[70874] in North American Network Operators' Group
Re: best effort has economic problems
daemon@ATHENA.MIT.EDU (Eric Kuhnke)
Sat May 29 18:38:15 2004
Date: Sat, 29 May 2004 15:36:39 -0700
From: Eric Kuhnke <eric@fnordsystems.com>
To: nanog@merit.edu
In-Reply-To: <Pine.LNX.4.44.0405292335100.31211-100000@uplift.swm.pp.se>
Errors-To: owner-nanog-outgoing@merit.edu
> Tier 1 operators do not do "best effort" really, at least not in their
> cores (and they have the SLAs to back it up).
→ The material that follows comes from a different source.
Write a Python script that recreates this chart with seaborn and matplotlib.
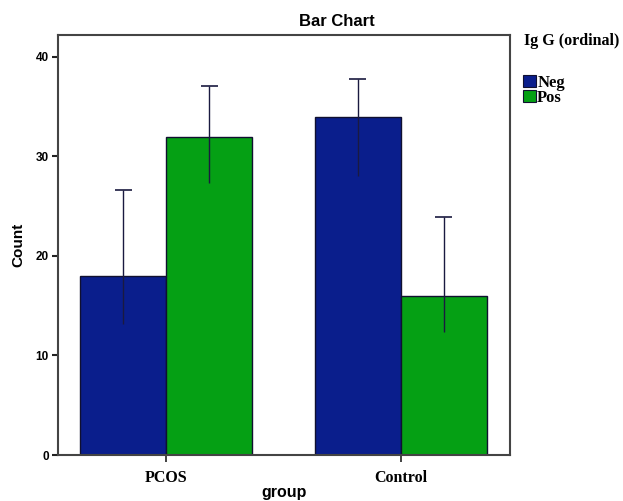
import matplotlib
matplotlib.use("Agg")
import matplotlib.pyplot as plt
import seaborn as sns
import pandas as pd
from matplotlib.patches import Patch

# chart values
groups = ["PCOS", "Control"]
levels = ["Neg", "Pos"]
count_neg = [18, 34]
count_pos = [32, 16]
ci_low_neg = [13.2, 28.0]
ci_high_neg = [26.6, 37.8]
ci_low_pos = [27.3, 12.4]
ci_high_pos = [37.1, 23.9]
yticks = [0, 10, 20, 30, 40]

colors = {"Neg": "#0A1E8C", "Pos": "#05A014"}
sans = "Liberation Sans"
serif = "Liberation Serif"

df = pd.DataFrame({
    "group": groups * 2,
    "igg": ["Neg"] * len(groups) + ["Pos"] * len(groups),
    "count": count_neg + count_pos,
})
ci = {"Neg": (ci_low_neg, ci_high_neg), "Pos": (ci_low_pos, ci_high_pos)}

sns.set_style("white")
plt.rcParams.update({"text.color": "black", "axes.labelcolor": "black",
                     "xtick.color": "black", "ytick.color": "black"})
fig = plt.figure(figsize=(6.23, 5.01), dpi=100)
ax = fig.add_axes([58 / 623, 46 / 501, 452 / 623, 420 / 501])

sns.barplot(data=df, x="group", y="count", hue="igg", order=groups,
            hue_order=levels, palette=colors, width=0.735, errorbar=None,
            edgecolor="#101030", linewidth=1, saturation=1, legend=False, ax=ax)

# error bars: upper cap only, as in the original
for level, cont in zip(levels, ax.containers):
    lo, hi = ci[level]
    for bar, l, h in zip(cont, lo, hi):
        xc = bar.get_x() + bar.get_width() / 2
        ax.vlines(xc, l, h, color="#1a1a40", linewidth=1, zorder=5)
        ax.hlines(h, xc - 0.036, xc + 0.036, color="#1a1a40", linewidth=1.2, zorder=5)

ax.set_xlim(-0.4615, 1.466)
ax.set_ylim(0, 42.2)
ax.set_yticks(yticks)
ax.set_yticklabels([str(t) for t in yticks], fontfamily=sans, fontweight="bold", fontsize=8.5)
ax.set_xticks(range(len(groups)))
ax.set_xticklabels(groups, fontfamily=serif, fontweight="bold", fontsize=11.5)
ax.tick_params(axis="y", direction="out", length=4, width=1.5, pad=2.5, left=True, color="#222222")
ax.tick_params(axis="x", direction="out", length=5, width=1.2, pad=6, bottom=True, color="#222222")

for s in ax.spines.values():
    s.set_visible(True)
    s.set_color("#444444")
    s.set_linewidth(1.5)

ax.set_xlabel("group", fontfamily=sans, fontweight="bold", fontsize=11.5)
ax.set_ylabel("Count", fontfamily=sans, fontweight="bold", fontsize=11)
ax.xaxis.set_label_coords(0.5, -(493 - 455) / 420)
ax.xaxis.label.set_verticalalignment("center")
ax.yaxis.set_label_coords(-(58 - 18) / 452, 0.5)
ax.yaxis.label.set_verticalalignment("center")

fig.text(337 / 623, 1 - 22 / 501, "Bar Chart", ha="center", va="center",
         fontfamily=sans, fontweight="bold", fontsize=12)
fig.text(524 / 623, 1 - 41 / 501, "Ig G (ordinal)", ha="left", va="center",
         fontfamily=serif, fontweight="bold", fontsize=11.5)

handles = [Patch(facecolor=colors[l], edgecolor="#101030", linewidth=0.8, label=l) for l in levels]
fig.legend(handles=handles, loc="upper left", bbox_to_anchor=(523 / 623, 1 - 75 / 501),
           frameon=False, borderaxespad=0, borderpad=0, handlelength=0.75, handleheight=0.75,
           handletextpad=0.1, labelspacing=-0.05,
           prop={"family": serif, "weight": "bold", "size": 12})

fig.savefig("out.png", dpi=100)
They buy hugely expensive
> top notch gear (Cisco 12000 (and now CRS:s) and Junipers) to get the big
> packet buffers, the fast reroutes and the full routing table lookups for
> each packet to avoid the pitfalls of flow forwarding the cheaper platforms
> have.
When 12016s are on ebay for $12,000, even a low budget "tier 3" can
afford proper routing gear... It's not as if the Internet is still
powered by 7507s! (Well, a large part still is. :-)
> Now, how will this translate in cost compared to DWDM equipment and OPEX
> part of the whole equation?
I am starting to see some interesting long-distance 2.5Gbps CWDM gear
offered by European manufacturers, with 70km and 100km distance ratings.
This stuff sells for a fraction of the price of equivalent
Nortel/Ciena/Cisco ONS gear. Lots of optics companies are making 70km
rated SFPs in 8 or 16 wavelengths now. So far it only runs at OC-48
speeds, but 10Gbps will be coming soon.